# Start of INFORMATION SHOWN

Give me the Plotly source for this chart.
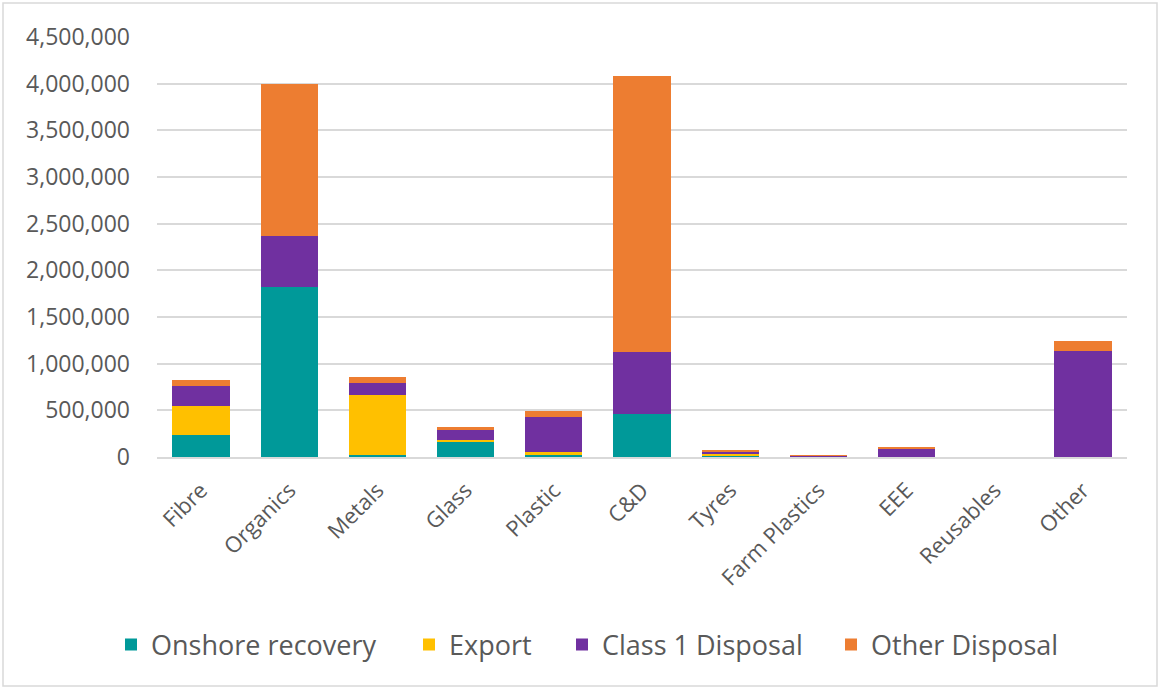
import plotly.graph_objects as go

# Waste stream categories and tonnages by destination
categories = ["Fibre", "Organics", "Metals", "Glass", "Plastic", "C&D",
              "Tyres", "Farm Plastics", "EEE", "Reusables", "Other"]
onshore_recovery = [232000, 1820000, 25000, 168000, 25000, 465000, 8000, 2000, 0, 0, 0]
export = [314000, 0, 640000, 14000, 25000, 0, 25000, 0, 5000, 0, 0]
class1_disposal = [214000, 550000, 128000, 115000, 378000, 660000, 29000, 15000, 85000, 0, 1140000]
other_disposal = [61000, 1630000, 64000, 21000, 64000, 2955000, 10000, 3000, 8000, 0, 107000]

y_ticks = [0, 500000, 1000000, 1500000, 2000000, 2500000, 3000000, 3500000, 4000000, 4500000]

series = [
    ("Onshore recovery", onshore_recovery, "#009999"),
    ("Export", export, "#FFC000"),
    ("Class 1 Disposal", class1_disposal, "#7030A0"),
    ("Other Disposal", other_disposal, "#ED7D31"),
]

font_family = "Open Sans, Noto Sans, sans-serif"
text_color = "#595959"

# Plot-area geometry in pixels
L, R, T, B = 157, 33, 37, 232
W, H = 1160, 689
pw, ph = W - L - R, H - T - B
def px(x):
    return (x - L) / pw
def py(y):
    return (H - B - y) / ph

# Left pixel edge of each legend swatch
legend_left = [126, 424, 577, 846]

fig = go.Figure()
legend_layouts = {}
for i, (name, values, color) in enumerate(series):
    key = "legend" if i == 0 else f"legend{i + 1}"
    fig.add_trace(go.Bar(
        name=name, x=categories, y=values,
        marker=dict(color=color, line=dict(width=0)),
        legend=key,
    ))
    legend_layouts[key] = dict(
        orientation="h",
        x=px(legend_left[i] - 15), xanchor="left",
        y=py(645), yanchor="middle",
        font=dict(size=27, color=text_color, family=font_family),
        bgcolor="rgba(0,0,0,0)",
        itemwidth=30,
    )

# Chart-area border around the whole figure
fig.add_shape(type="rect", xref="paper", yref="paper",
              x0=px(3), x1=px(1157), y0=py(686), y1=py(3),
              line=dict(color="#d9d9d9", width=1.5), fillcolor="rgba(0,0,0,0)",
              layer="below")

fig.update_layout(
    barmode="stack",
    bargap=0.35,
    width=W, height=H,
    margin=dict(l=L, r=R, t=T, b=B, pad=0),
    paper_bgcolor="white",
    plot_bgcolor="white",
    font=dict(family=font_family, size=23, color=text_color),
    showlegend=True,
    xaxis=dict(
        tickangle=-45,
        showgrid=False,
        showline=True, linecolor="#d9d9d9", linewidth=1.5,
        ticks="",
        ticklabelstandoff=10,
        tickfont=dict(size=22, color=text_color),
    ),
    yaxis=dict(
        range=[0, 4500000],
        tickvals=y_ticks,
        tickformat=",d",
        showgrid=True, gridcolor="#d9d9d9", gridwidth=1.5,
        zeroline=False,
        showline=False,
        ticks="",
        ticklabelstandoff=26,
        tickfont=dict(size=23, color=text_color),
    ),
    **legend_layouts,
)

fig.write_html("out.html")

# End of INFORMATION SHOWN

Return the listing above unchanged, apart from dropping its pictures.

→ EXERCISE RESULT:
Give me the Plotly source for this chart.
import plotly.graph_objects as go

# Waste stream categories and tonnages by destination
categories = ["Fibre", "Organics", "Metals", "Glass", "Plastic", "C&D",
              "Tyres", "Farm Plastics", "EEE", "Reusables", "Other"]
onshore_recovery = [232000, 1820000, 25000, 168000, 25000, 465000, 8000, 2000, 0, 0, 0]
export = [314000, 0, 640000, 14000, 25000, 0, 25000, 0, 5000, 0, 0]
class1_disposal = [214000, 550000, 128000, 115000, 378000, 660000, 29000, 15000, 85000, 0, 1140000]
other_disposal = [61000, 1630000, 64000, 21000, 64000, 2955000, 10000, 3000, 8000, 0, 107000]

y_ticks = [0, 500000, 1000000, 1500000, 2000000, 2500000, 3000000, 3500000, 4000000, 4500000]

series = [
    ("Onshore recovery", onshore_recovery, "#009999"),
    ("Export", export, "#FFC000"),
    ("Class 1 Disposal", class1_disposal, "#7030A0"),
    ("Other Disposal", other_disposal, "#ED7D31"),
]

font_family = "Open Sans, Noto Sans, sans-serif"
text_color = "#595959"

# Plot-area geometry in pixels
L, R, T, B = 157, 33, 37, 232
W, H = 1160, 689
pw, ph = W - L - R, H - T - B
def px(x):
    return (x - L) / pw
def py(y):
    return (H - B - y) / ph

# Left pixel edge of each legend swatch
legend_left = [126, 424, 577, 846]

fig = go.Figure()
legend_layouts = {}
for i, (name, values, color) in enumerate(series):
    key = "legend" if i == 0 else f"legend{i + 1}"
    fig.add_trace(go.Bar(
        name=name, x=categories, y=values,
        marker=dict(color=color, line=dict(width=0)),
        legend=key,
    ))
    legend_layouts[key] = dict(
        orientation="h",
        x=px(legend_left[i] - 15), xanchor="left",
        y=py(645), yanchor="middle",
        font=dict(size=27, color=text_color, family=font_family),
        bgcolor="rgba(0,0,0,0)",
        itemwidth=30,
    )

# Chart-area border around the whole figure
fig.add_shape(type="rect", xref="paper", yref="paper",
              x0=px(3), x1=px(1157), y0=py(686), y1=py(3),
              line=dict(color="#d9d9d9", width=1.5), fillcolor="rgba(0,0,0,0)",
              layer="below")

fig.update_layout(
    barmode="stack",
    bargap=0.35,
    width=W, height=H,
    margin=dict(l=L, r=R, t=T, b=B, pad=0),
    paper_bgcolor="white",
    plot_bgcolor="white",
    font=dict(family=font_family, size=23, color=text_color),
    showlegend=True,
    xaxis=dict(
        tickangle=-45,
        showgrid=False,
        showline=True, linecolor="#d9d9d9", linewidth=1.5,
        ticks="",
        ticklabelstandoff=10,
        tickfont=dict(size=22, color=text_color),
    ),
    yaxis=dict(
        range=[0, 4500000],
        tickvals=y_ticks,
        tickformat=",d",
        showgrid=True, gridcolor="#d9d9d9", gridwidth=1.5,
        zeroline=False,
        showline=False,
        ticks="",
        ticklabelstandoff=26,
        tickfont=dict(size=23, color=text_color),
    ),
    **legend_layouts,
)

fig.write_html("out.html")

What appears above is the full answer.